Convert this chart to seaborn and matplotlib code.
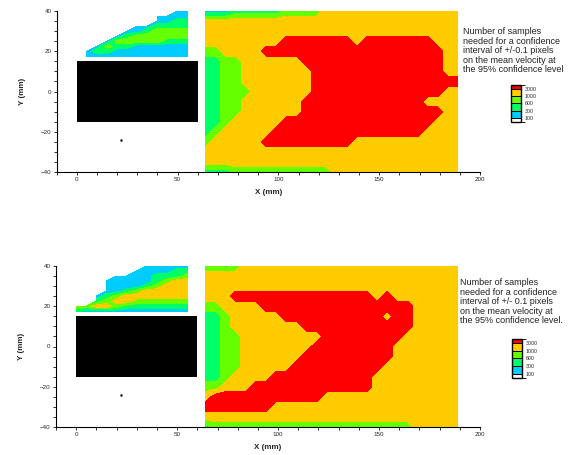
import numpy as np
import matplotlib
matplotlib.use("Agg")
import matplotlib.pyplot as plt
import seaborn as sns
from matplotlib import cm
from matplotlib.colors import ListedColormap, BoundaryNorm
from matplotlib.ticker import MultipleLocator

sns.set_theme(style="ticks")
plt.rcParams["font.family"] = ["Liberation Sans", "DejaVu Sans"]

# classes : 0 <100, 1 100-300, 2 300-600, 3 600-1000, 4 1000-3000, 5 >3000
level_colors = ["#ffffff", "#00ccff", "#00ff66", "#66ff00", "#ffcc00", "#ff0000"]
level_labels = ["100", "300", "600", "1000", "3000"]
legend_bounds = [0, 1, 3, 5, 7, 9, 10]

# grille du champ principal (mm)
field_x = np.arange(64, 190, 5)
field_y = np.arange(40, -41, -5)
# grille du sillage au-dessus du bloc (mm)
wake_x = np.arange(0, 56, 5)
wake_y = np.arange(40, 17, -2.5)

# bloc (mm) et point de mesure
block_x = [0, 60]
block_y = [-15, 15]
probe_x = [22]
probe_y = [-24]

# lignes de y=40 a y=-40, colonnes de x=64 a x=189
field_top = [
    "11122222333344444444444444",
    "44444444444444444444444444",
    "44444444444444444444444444",
    "44444444555555545555555444",
    "33444455555555555555555544",
    "22334444445555555555555544",
    "22334444444555555555555544",
    "22334444444555555555555555",
    "22333444444555555555555544",
    "22334444445555555555554444",
    "22334444445555555555555544",
    "22344444555555555555555444",
    "23444445555555555555554444",
    "34444455555555544444444444",
    "44444444444444444444444444",
    "44444444444444444444444444",
    "22233333333334444444444444",
]
wake_top = [
    "..........11",
    "........1111",
    "........1122",
    "......112222",
    ".....1123333",
    "....12333333",
    "...133333222",
    "..1322111111",
    ".12211111111",
    ".11111111111",
]

field_bottom = [
    "33334444444444444444444444",
    "44444444444444444444444444",
    "44444444444444444444444444",
    "44455555555555555454444444",
    "33444455555555555555544444",
    "22344444555555555545544444",
    "22344444445555555555544444",
    "22334444444455555555444444",
    "22334444444555555554444444",
    "22334444445555555554444444",
    "22334444455555555544444444",
    "22344445555555555444444444",
    "33444555555555555444444444",
    "45555555555544444444444444",
    "55555554444444444444444444",
    "44444444444444444444444444",
    "23333333333333333333344444",
]
wake_bottom = [
    ".......11111",
    "......111122",
    "....11112223",
    "...111112344",
    "...111123444",
    "...112344444",
    "..1234444444",
    "..2344333333",
    "334432222222",
    "211111111111",
]

note_top = ("Number of samples\nneeded for a confidence\ninterval of +/-0.1 pixels\n"
            "on the mean velocity at\nthe 95% confidence level")
note_bottom = ("Number of samples\nneeded for a confidence\ninterval of +/- 0.1 pixels\n"
               "on the mean velocity at\nthe 95% confidence level.")


def to_grid(rows):
    g = np.array([[np.nan if c == "." else float(c) for c in r] for r in rows])
    return np.ma.masked_invalid(g[::-1])


def draw_panel(fig, rect, cbar_rect, text_pos, field, wake, note):
    ax = fig.add_axes(rect)
    lev = np.arange(-0.5, 6)
    ax.contourf(field_x, field_y[::-1], to_grid(field), levels=lev, colors=level_colors)
    ax.contourf(wake_x, wake_y[::-1], to_grid(wake), levels=lev, colors=level_colors)
    ax.fill_between(block_x, block_y[0], block_y[1], color="black", lw=0)
    ax.plot(probe_x, probe_y, "s", color="black", ms=1.2)

    ax.set_xlim(-10, 200)
    ax.set_ylim(-40, 40)
    ax.set_xticks([0, 50, 100, 150, 200])
    ax.set_yticks([-40, -20, 0, 20, 40])
    ax.xaxis.set_minor_locator(MultipleLocator(10))
    ax.yaxis.set_minor_locator(MultipleLocator(5))
    ax.tick_params(which="both", direction="out", length=3.3, width=0.8,
                   color="black", labelsize=6.3, pad=2)
    ax.set_xlabel("X (mm)", fontsize=8, fontweight="bold", labelpad=7)
    ax.set_ylabel("Y (mm)", fontsize=8, fontweight="bold", labelpad=15)
    sns.despine(ax=ax)
    for s in ["left", "bottom"]:
        ax.spines[s].set_color("black")
        ax.spines[s].set_linewidth(1.1)

    fig.text(text_pos[0], text_pos[1], note, va="top", ha="left",
             fontsize=9, linespacing=1.08, color="#222222")

    cax = fig.add_axes(cbar_rect)
    cmap = ListedColormap(level_colors)
    norm = BoundaryNorm(legend_bounds, cmap.N)
    cb = fig.colorbar(cm.ScalarMappable(norm=norm, cmap=cmap), cax=cax,
                      spacing="proportional", drawedges=True,
                      ticks=legend_bounds[1:-1])
    cb.ax.set_yticklabels(level_labels)
    cb.ax.tick_params(length=0, labelsize=5.2, pad=4)
    cb.outline.set_linewidth(1.4)
    cb.outline.set_edgecolor("black")
    cb.dividers.set_color("black")
    cb.dividers.set_linewidth(1.0)


W, H = 576, 455
fig = plt.figure(figsize=(W / 72, H / 72), dpi=72)

draw_panel(fig,
           [56.7 / W, 1 - 172 / H, 423.3 / W, 161 / H],
           [511 / W, 1 - 122 / H, 10 / W, 37 / H],
           (463 / W, 1 - 27 / H),
           field_top, wake_top, note_top)
draw_panel(fig,
           [56 / W, 1 - 427 / H, 424 / W, 161 / H],
           [511.5 / W, 1 - 377.5 / H, 10 / W, 38.5 / H],
           (460 / W, 1 - 278 / H),
           field_bottom, wake_bottom, note_bottom)

fig.savefig("out.png", dpi=72)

***

» **WHAT TO WORK ON**
Write out every line above exactly as it is, leaving out the pictures.

» **WORKED SOLUTION**
Convert this chart to seaborn and matplotlib code.
import numpy as np
import matplotlib
matplotlib.use("Agg")
import matplotlib.pyplot as plt
import seaborn as sns
from matplotlib import cm
from matplotlib.colors import ListedColormap, BoundaryNorm
from matplotlib.ticker import MultipleLocator

sns.set_theme(style="ticks")
plt.rcParams["font.family"] = ["Liberation Sans", "DejaVu Sans"]

# classes : 0 <100, 1 100-300, 2 300-600, 3 600-1000, 4 1000-3000, 5 >3000
level_colors = ["#ffffff", "#00ccff", "#00ff66", "#66ff00", "#ffcc00", "#ff0000"]
level_labels = ["100", "300", "600", "1000", "3000"]
legend_bounds = [0, 1, 3, 5, 7, 9, 10]

# grille du champ principal (mm)
field_x = np.arange(64, 190, 5)
field_y = np.arange(40, -41, -5)
# grille du sillage au-dessus du bloc (mm)
wake_x = np.arange(0, 56, 5)
wake_y = np.arange(40, 17, -2.5)

# bloc (mm) et point de mesure
block_x = [0, 60]
block_y = [-15, 15]
probe_x = [22]
probe_y = [-24]

# lignes de y=40 a y=-40, colonnes de x=64 a x=189
field_top = [
    "11122222333344444444444444",
    "44444444444444444444444444",
    "44444444444444444444444444",
    "44444444555555545555555444",
    "33444455555555555555555544",
    "22334444445555555555555544",
    "22334444444555555555555544",
    "22334444444555555555555555",
    "22333444444555555555555544",
    "22334444445555555555554444",
    "22334444445555555555555544",
    "22344444555555555555555444",
    "23444445555555555555554444",
    "34444455555555544444444444",
    "44444444444444444444444444",
    "44444444444444444444444444",
    "22233333333334444444444444",
]
wake_top = [
    "..........11",
    "........1111",
    "........1122",
    "......112222",
    ".....1123333",
    "....12333333",
    "...133333222",
    "..1322111111",
    ".12211111111",
    ".11111111111",
]

field_bottom = [
    "33334444444444444444444444",
    "44444444444444444444444444",
    "44444444444444444444444444",
    "44455555555555555454444444",
    "33444455555555555555544444",
    "22344444555555555545544444",
    "22344444445555555555544444",
    "22334444444455555555444444",
    "22334444444555555554444444",
    "22334444445555555554444444",
    "22334444455555555544444444",
    "22344445555555555444444444",
    "33444555555555555444444444",
    "45555555555544444444444444",
    "55555554444444444444444444",
    "44444444444444444444444444",
    "23333333333333333333344444",
]
wake_bottom = [
    ".......11111",
    "......111122",
    "....11112223",
    "...111112344",
    "...111123444",
    "...112344444",
    "..1234444444",
    "..2344333333",
    "334432222222",
    "211111111111",
]

note_top = ("Number of samples\nneeded for a confidence\ninterval of +/-0.1 pixels\n"
            "on the mean velocity at\nthe 95% confidence level")
note_bottom = ("Number of samples\nneeded for a confidence\ninterval of +/- 0.1 pixels\n"
               "on the mean velocity at\nthe 95% confidence level.")


def to_grid(rows):
    g = np.array([[np.nan if c == "." else float(c) for c in r] for r in rows])
    return np.ma.masked_invalid(g[::-1])


def draw_panel(fig, rect, cbar_rect, text_pos, field, wake, note):
    ax = fig.add_axes(rect)
    lev = np.arange(-0.5, 6)
    ax.contourf(field_x, field_y[::-1], to_grid(field), levels=lev, colors=level_colors)
    ax.contourf(wake_x, wake_y[::-1], to_grid(wake), levels=lev, colors=level_colors)
    ax.fill_between(block_x, block_y[0], block_y[1], color="black", lw=0)
    ax.plot(probe_x, probe_y, "s", color="black", ms=1.2)

    ax.set_xlim(-10, 200)
    ax.set_ylim(-40, 40)
    ax.set_xticks([0, 50, 100, 150, 200])
    ax.set_yticks([-40, -20, 0, 20, 40])
    ax.xaxis.set_minor_locator(MultipleLocator(10))
    ax.yaxis.set_minor_locator(MultipleLocator(5))
    ax.tick_params(which="both", direction="out", length=3.3, width=0.8,
                   color="black", labelsize=6.3, pad=2)
    ax.set_xlabel("X (mm)", fontsize=8, fontweight="bold", labelpad=7)
    ax.set_ylabel("Y (mm)", fontsize=8, fontweight="bold", labelpad=15)
    sns.despine(ax=ax)
    for s in ["left", "bottom"]:
        ax.spines[s].set_color("black")
        ax.spines[s].set_linewidth(1.1)

    fig.text(text_pos[0], text_pos[1], note, va="top", ha="left",
             fontsize=9, linespacing=1.08, color="#222222")

    cax = fig.add_axes(cbar_rect)
    cmap = ListedColormap(level_colors)
    norm = BoundaryNorm(legend_bounds, cmap.N)
    cb = fig.colorbar(cm.ScalarMappable(norm=norm, cmap=cmap), cax=cax,
                      spacing="proportional", drawedges=True,
                      ticks=legend_bounds[1:-1])
    cb.ax.set_yticklabels(level_labels)
    cb.ax.tick_params(length=0, labelsize=5.2, pad=4)
    cb.outline.set_linewidth(1.4)
    cb.outline.set_edgecolor("black")
    cb.dividers.set_color("black")
    cb.dividers.set_linewidth(1.0)


W, H = 576, 455
fig = plt.figure(figsize=(W / 72, H / 72), dpi=72)

draw_panel(fig,
           [56.7 / W, 1 - 172 / H, 423.3 / W, 161 / H],
           [511 / W, 1 - 122 / H, 10 / W, 37 / H],
           (463 / W, 1 - 27 / H),
           field_top, wake_top, note_top)
draw_panel(fig,
           [56 / W, 1 - 427 / H, 424 / W, 161 / H],
           [511.5 / W, 1 - 377.5 / H, 10 / W, 38.5 / H],
           (460 / W, 1 - 278 / H),
           field_bottom, wake_bottom, note_bottom)

fig.savefig("out.png", dpi=72)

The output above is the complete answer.